In former times, the owner or manager of an enterprise had run a business according to profits, the state of the market and the level of demand. Under socialism, these economic principles were not entirely dropped, they no longer played much of a role either in the economy as a whole or in the management of any particular enterprise. The plan became the only measuring stick for managers – those famous ‘planned results’. Managers had nothing else to go by, except perhaps their own noses. Gradually, especially among young people, the idea emerged that it was impossible to operate in any other way.

The last part of the book, in Moscow in the year before the invasion, is at once the darkest and the most vivid. In the bureaucracy in which Andreev-Khomiakov found work, the officials were scared, or oppressive, or both. A colleague named Pospelov, educated in Moscow and abroad before the Revolution, is arrested with the staff of the Central Statistical Bureau for sabotage – i.e. producing statistics which contradicted the propaganda – but released after a few months.

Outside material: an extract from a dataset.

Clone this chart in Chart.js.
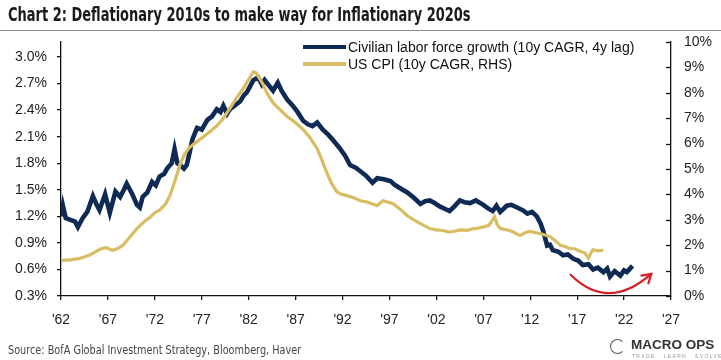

Pospelov worked conscientiously but without the slightest interest, appearing to be subtly and sadly amused by his work and by Soviet life in general. He referred to himself as ‘doomed’, having found no viable niche for himself in the Soviet system and having decided that the system itself could not be modified ... one summer day in 1949, Pospelov did not show up for work. At noon we learned that he had hanged himself in his little room the evening before. When he arrived home from work that evening, he had discovered a notice in his room containing an order to move from his building. Rather than be subjected to another ordeal, Pospelov had ended his life.

Pospelov is a kind of Bartleby, a man who ‘prefers not to’ live outside of a melancholy, impenetrable isolation.

The invasion, and the speed of the German advance, traumatises Moscow. Andreev-Khomiakov goes to his office the day after the invasion is announced and finds it empty except for some papers blowing in the wind from the open windows. A woman wails her fear down a phone to an apparently indifferent official at the other end. On a stroll with a fellow worker, Andreev-Khomiakov sees a chauffeur fiddling with the engine of a large car: ‘the car was loaded with suitcases and packages. In the back seat behind the glass partition we saw a chubby male face hidden in the corner and next to it that of a young woman with panic-stricken eyes ... Zuyev and I exchanged knowing glances. They were bosses, fleeing.’ They walk on; Zuyev, though a Communist, is prepared to believe that the Germans would be better than Stalin, but their Nazi ideology means they might be as bad, and besides, they are foreign. ‘In the final analysis, we are as firmly bound to Stalin as a button is to a coat; even more firmly – we don’t dare cut the threads.’